On the day of the Last Supper, when he instituted the Eucharist, Our Lord sent his apostles ahead to make the preparations. They were to tell the “certain one” that his “time was at hand.” The fact that no name is given is interesting. Some commentators have noted that it could be that the Matthew did not want to reveal the name of the individual, to protect them from the authorities; of course, this makes sense only if the Gospel were written much earlier than is commonly believed. Another possibility is that the generic “certain one” is you and I; in much the same way as the “disciple whom Jesus loved” can be the reader or hearer of the word as well as the historical individual. In the Book of Revelation Our Lord says, “Behold, I stand at the door and knock; if any one hears my voice and opens the door, I will come in to him and eat with him, and he with me” We who are called to the Lord’s Supper have a duty to prepare ourselves for this encounter with the Lord. We must examine ourselves so that we may worthily take up the cross he gives us. In the Eucharist, our sacrifice is joined to the one sacrifice of Christ, it is our entrance into his kairos, “God’s time.”
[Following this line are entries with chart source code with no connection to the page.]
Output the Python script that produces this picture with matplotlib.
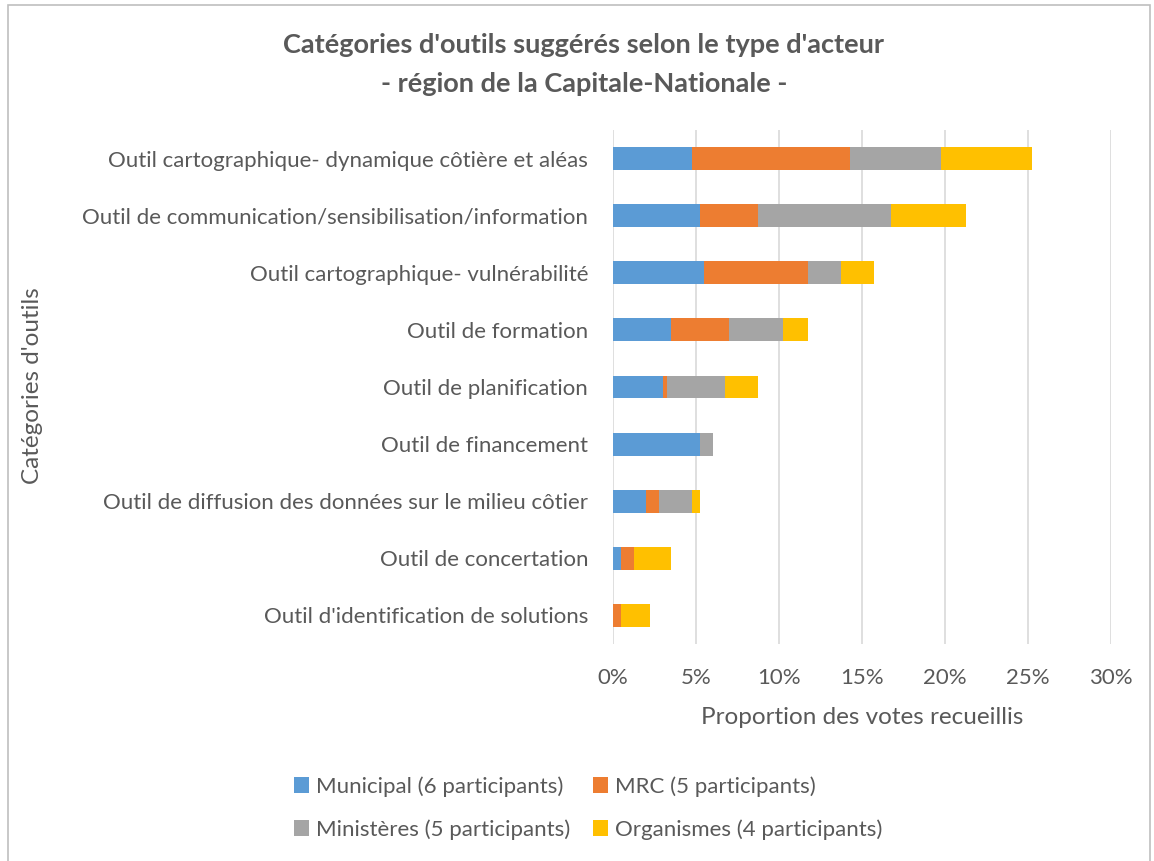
import matplotlib
matplotlib.use("Agg")
import matplotlib.pyplot as plt
from matplotlib.patches import Rectangle
import numpy as np

categories = [
    "Outil cartographique- dynamique côtière et aléas",
    "Outil de communication/sensibilisation/information",
    "Outil cartographique- vulnérabilité",
    "Outil de formation",
    "Outil de planification",
    "Outil de financement",
    "Outil de diffusion des données sur le milieu côtier",
    "Outil de concertation",
    "Outil d'identification de solutions",
]
municipal = [4.74, 5.24, 5.50, 3.47, 2.99, 5.24, 1.97, 0.48, 0.00]
mrc = [9.52, 3.47, 6.23, 3.54, 0.26, 0.00, 0.78, 0.76, 0.48]
ministeres = [5.48, 8.06, 2.03, 3.23, 3.50, 0.76, 1.99, 0.00, 0.00]
organismes = [5.52, 4.47, 1.98, 1.51, 1.98, 0.00, 0.52, 2.25, 1.77]
series_names = ["Municipal (6 participants)", "MRC (5 participants)",
                "Ministères (5 participants)", "Organismes (4 participants)"]
colors = ["#5B9BD5", "#ED7D31", "#A5A5A5", "#FFC000"]
xticks = [0, 5, 10, 15, 20, 25, 30]

plt.rcParams['font.family'] = ['Lato', 'DejaVu Sans']
txt = "#595959"

fig = plt.figure(figsize=(11.54, 8.61), dpi=100)
fig.patches.append(Rectangle((8/1154, -0.01), (1150-8)/1154, 1-5/861+0.01,
                             transform=fig.transFigure, fill=False,
                             edgecolor="#BFBFBF", linewidth=1.2))
ax = fig.add_axes([613/1154, 1-644/861, (1111-613)/1154, (644-130)/861])

y = np.arange(len(categories))
left = np.zeros(len(categories))
handles = []
for vals, name, c in zip([municipal, mrc, ministeres, organismes], series_names, colors):
    v = np.array(vals)
    h = ax.barh(y, v, left=left, height=0.4, color=c, label=name, zorder=3)
    handles.append(h)
    left += v

ax.set_ylim(len(categories) - 0.5, -0.5)
ax.set_xlim(0, 30)
ax.set_xticks(xticks)
ax.set_xticklabels([f"{t}%" for t in xticks])
ax.set_yticks(y)
ax.set_yticklabels(categories)
ax.grid(axis='x', color="#D9D9D9", linewidth=1.2, zorder=0)
for s in ['top', 'right', 'bottom', 'left']:
    ax.spines[s].set_visible(False)
ax.tick_params(axis='both', length=0, colors=txt, labelsize=16)
ax.tick_params(axis='y', pad=18)
ax.tick_params(axis='x', pad=17)

ax.set_xlabel("Proportion des votes recueillis", fontsize=17.5, color=txt, labelpad=14)
fig.text(33/1154, 1-386/861, "Catégories d'outils", rotation=90, fontsize=17.5,
         color=txt, ha='center', va='center')

fig.text(584/1154, 1-45/861, "Catégories d'outils suggérés selon le type d'acteur",
         fontsize=19.5, fontweight='bold', color=txt, ha='center', va='center')
fig.text(584/1154, 1-84/861, "- région de la Capitale-Nationale -",
         fontsize=19.5, fontweight='bold', color=txt, ha='center', va='center')

order = [0, 2, 1, 3]
leg = fig.legend(handles=[handles[i] for i in order],
                 labels=[series_names[i] for i in order], ncol=2,
                 loc='center', bbox_to_anchor=(588/1154, 1-808/861),
                 frameon=False, fontsize=16, handlelength=0.7, handleheight=0.7,
                 handletextpad=0.3, columnspacing=1.0, labelspacing=1.0)
for t in leg.get_texts():
    t.set_color(txt)

fig.savefig("out.png", dpi=100)
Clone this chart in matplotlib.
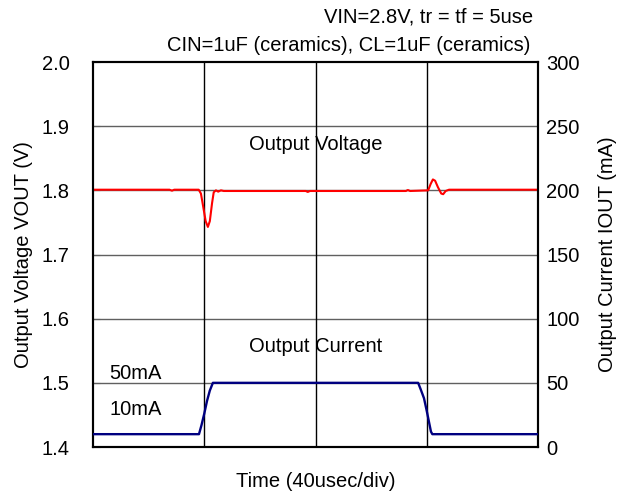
import matplotlib
matplotlib.use("Agg")
import matplotlib.pyplot as plt

plt.rcParams["font.family"] = ["Liberation Sans", "DejaVu Sans"]

# output voltage trace (time in usec, volts)
v_time = [0, 27.5, 28.4, 29.2, 38.0, 38.8, 39.6, 40.5, 41.3, 42.0, 42.8, 43.4,
          44.2, 45.0, 46.0, 47.0, 76.5, 77.2, 78.0, 112.5, 113.2, 114.0, 120.5,
          121.4, 122.2, 123.0, 124.0, 125.2, 125.9, 126.8, 128.0, 160]
v_out = [1.801, 1.801, 1.7995, 1.801, 1.801, 1.795, 1.775, 1.752, 1.743, 1.752,
         1.780, 1.797, 1.800, 1.798, 1.800, 1.799, 1.799, 1.7975, 1.799, 1.799,
         1.8005, 1.799, 1.800, 1.810, 1.817, 1.815, 1.805, 1.795, 1.794, 1.799,
         1.801, 1.801]

# output current trace (time in usec, mA)
i_time = [0, 38.1, 39.0, 40.0, 41.0, 42.0, 43.1, 116.9, 117.8, 119.0, 120.0,
          121.5, 122.0, 160]
i_out = [10, 10, 17, 26, 36, 44, 50, 50, 45, 38, 28, 12, 10, 10]

v_ticks = [1.4, 1.5, 1.6, 1.7, 1.8, 1.9, 2.0]
i_ticks = [0, 50, 100, 150, 200, 250, 300]
divs = [40, 80, 120]

FS = 14.5

fig = plt.figure(figsize=(6.18, 4.93), dpi=100)
ax = fig.add_axes([0.1505, 0.0933, 0.7201, 0.7809])
ax2 = ax.twinx()

for v in v_ticks[1:-1]:
    ax.axhline(v, color="#606060", lw=1.0, zorder=1)
for t in divs:
    ax.axvline(t, color="black", lw=1.0, zorder=1)

ax.plot(v_time, v_out, color="#ff0000", lw=1.5, zorder=3)
ax2.plot(i_time, i_out, color="#000080", lw=1.7, zorder=3)

ax.set_xlim(0, 160)
ax.set_ylim(1.4, 2.0)
ax2.set_ylim(0, 300)
ax.set_xticks([])
ax.set_yticks(v_ticks)
ax.set_yticklabels([f"{v:.1f}" for v in v_ticks])
ax2.set_yticks(i_ticks)
ax.tick_params(axis="y", direction="in", length=5, color="#606060",
               labelsize=FS, pad=17)
ax2.tick_params(axis="y", length=0, labelsize=FS, pad=6)
for sp in ax.spines.values():
    sp.set_linewidth(1.5)
for sp in ax2.spines.values():
    sp.set_linewidth(1.5)

ax.set_ylabel("Output Voltage VOUT (V)", fontsize=FS, labelpad=6)
ax2.set_ylabel("Output Current IOUT (mA)", fontsize=FS, labelpad=13)
ax.set_xlabel("Time (40usec/div)", fontsize=FS, labelpad=18)

ax.text(80, 1.872, "Output Voltage", fontsize=FS, ha="center", va="center")
ax.text(80, 1.557, "Output Current", fontsize=FS, ha="center", va="center")
ax.text(6, 1.515, "50mA", fontsize=FS, ha="left", va="center")
ax.text(6, 1.459, "10mA", fontsize=FS, ha="left", va="center")

fig.text(0.862, 0.965, "VIN=2.8V, tr = tf = 5use", fontsize=FS,
         ha="right", va="center")
fig.text(0.858, 0.908, "CIN=1uF (ceramics), CL=1uF (ceramics)", fontsize=FS,
         ha="right", va="center")

fig.savefig("out.png", dpi=100)
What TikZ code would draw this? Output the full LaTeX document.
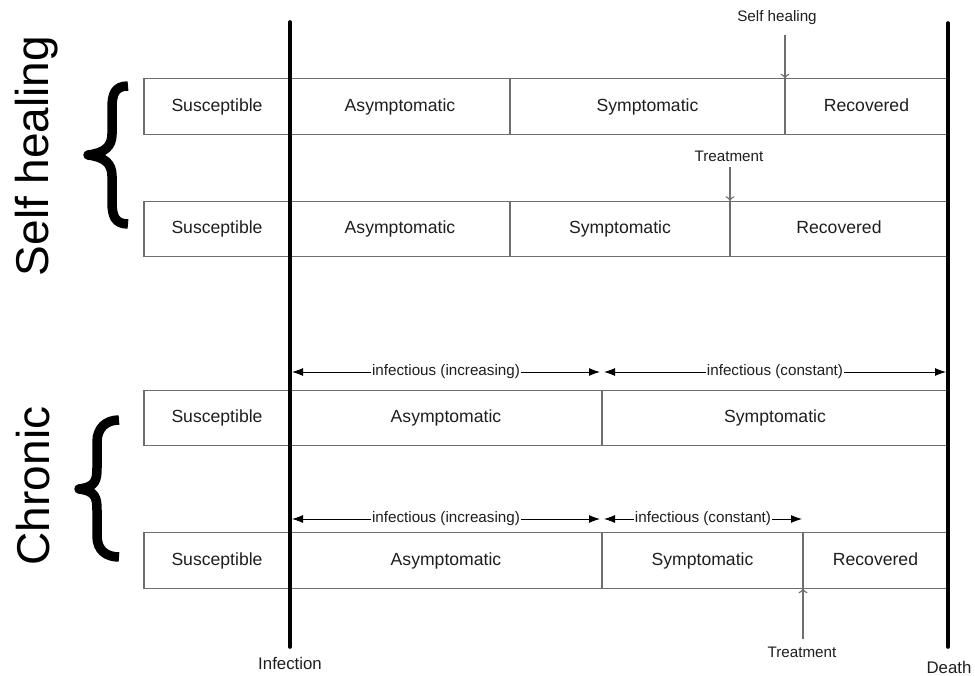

What will we say when the messengers of Our Lord come to us and tell us that the time is at hand, and the Lord wishes for us to prepare for his Passover? Will we open the door of our hearts and welcome him? Maria Montessori, founder of the Montessori method of learning, wrote a book in the early twentieth century about the Mass for Children. She began by describing the inside of a church: candles lit, altar cloths set on the altar. Something very special must be about to take place here, she said. Just as the disciples prepared for the Passover, the Last Supper of the Lord, so we must prepare to welcome the Savior before we approach his banquet. Being prepared for Mass is essential to the disciple and follower of Jesus Christ who wishes to be enriched with his teaching and be fed with his Body and Blood. St. Paul’s admonition to examine ourselves is paramount if we are not to eat and drink judgment upon ourselves—but rather partake in the Way, the Truth, and the Life.